Another break point came when Fox commentator Chris Wallace called White House officials "crybabies." A senior Obama adviser tells U.S. News that White House staffers developed "a growing realization" that the president would never get a fair shake from Fox.

White House insiders say that, at some point, White House officials will appear again on Fox, but they will do so expecting an antagonistic atmosphere, as if they were appearing on conservative talk radio. Asked what White House insiders hope to accomplish with the feud, the adviser says, "We are not spending much time here at the White House thinking about Fox" but are focusing instead on the president's agenda, including healthcare legislation, the economy, regulatory reform, Afghanistan, and Iran. "Fox is using this to promote themselves," the adviser says. "Our hope is simply that responsible journalists will not go chasing after Fox stories" as if these stories were legitimate.

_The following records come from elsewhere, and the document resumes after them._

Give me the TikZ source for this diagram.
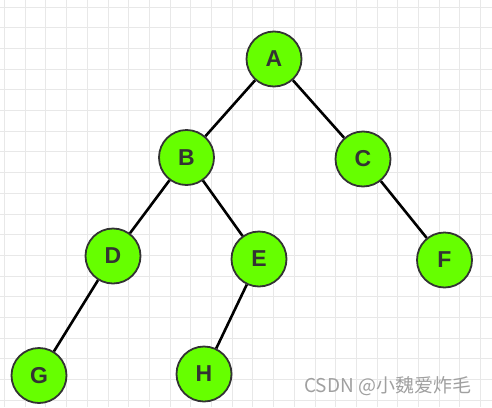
\documentclass[tikz,border=0pt]{standalone}
\usepackage{fontspec}
\setmainfont{Liberation Sans}
\newfontfamily\cjk{Noto Sans CJK SC}
\definecolor{nodegreen}{HTML}{66FF00}
\definecolor{nodeborder}{HTML}{333333}
\definecolor{gridgray}{HTML}{E8E8E8}
\definecolor{wmgray}{HTML}{A0A0A0}
\begin{document}
\begin{tikzpicture}[x=1pt,y=-1pt,
  tnode/.style={circle,draw=nodeborder,line width=1.8pt,fill=nodegreen,minimum size=55pt,inner sep=0pt,
    font=\fontsize{23}{23}\selectfont\bfseries,text=nodeborder},
  tedge/.style={line width=2.6pt,black}]
\useasboundingbox (0,0) rectangle (492,407);
\fill[white] (0,0) rectangle (492,407);
\foreach \i in {0,...,23} {
  \draw[gridgray,line width=1pt] ({4.5+20.7*\i},0) -- ({4.5+20.7*\i},407);
}
\foreach \j in {0,...,19} {
  \draw[gridgray,line width=1pt] (0,{7+20.7*\j}) -- (492,{7+20.7*\j});
}
\node[tnode] (A) at (274,59) {A};
\node[tnode] (B) at (186.5,157.5) {B};
\node[tnode] (C) at (363,159) {C};
\node[tnode] (D) at (113,256) {D};
\node[tnode] (E) at (259,259) {E};
\node[tnode] (F) at (444.5,260) {F};
\node[tnode] (G) at (39,375.5) {G};
\node[tnode] (H) at (204,374) {H};
\draw[tedge] (A) -- (B);
\draw[tedge] (A) -- (C);
\draw[tedge] (B) -- (D);
\draw[tedge] (B) -- (E);
\draw[tedge] (C) -- (F);
\draw[tedge] (D) -- (G);
\draw[tedge] (E) -- (H);
\node[anchor=west,inner sep=0pt,text=wmgray,font=\cjk\fontsize{19}{19}\selectfont] (wm) at (304,386) {CSDN @小魏爱炸毛};
\end{tikzpicture}
\end{document}
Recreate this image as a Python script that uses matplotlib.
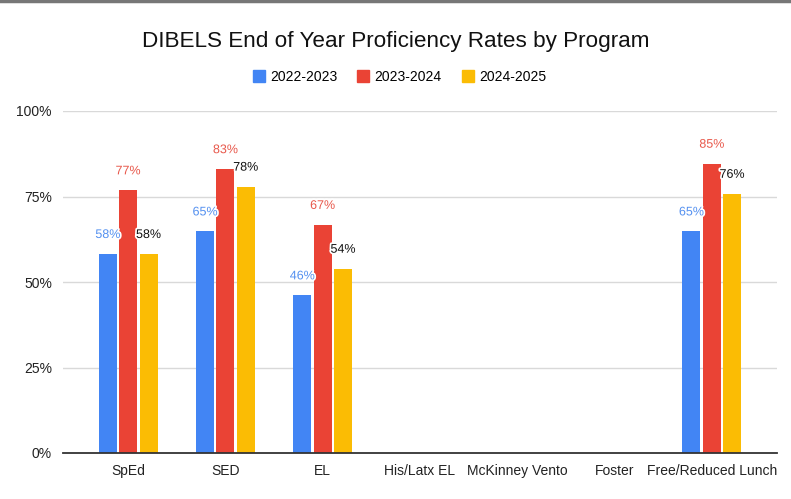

And the Fox experience has toughened the White House's attitude about taking on other critics, such as the health insurance industry. "We are not going to allow people to misrepresent the president or his program," a White House spokesman warns. "We won't allow people to attack the president and his programs without making sure the president's voice is heard in the process."

For their part, Republicans say they are delighted that the White House is focusing on Fox, because it distracts the Obama team from more substantive issues and makes it look nasty. The GOP officials see a pattern. "Any time anyone on Capitol Hill or in a news organization challenges the administration, they go to their standard playbook response—to demonize them," says a top Republican strategist.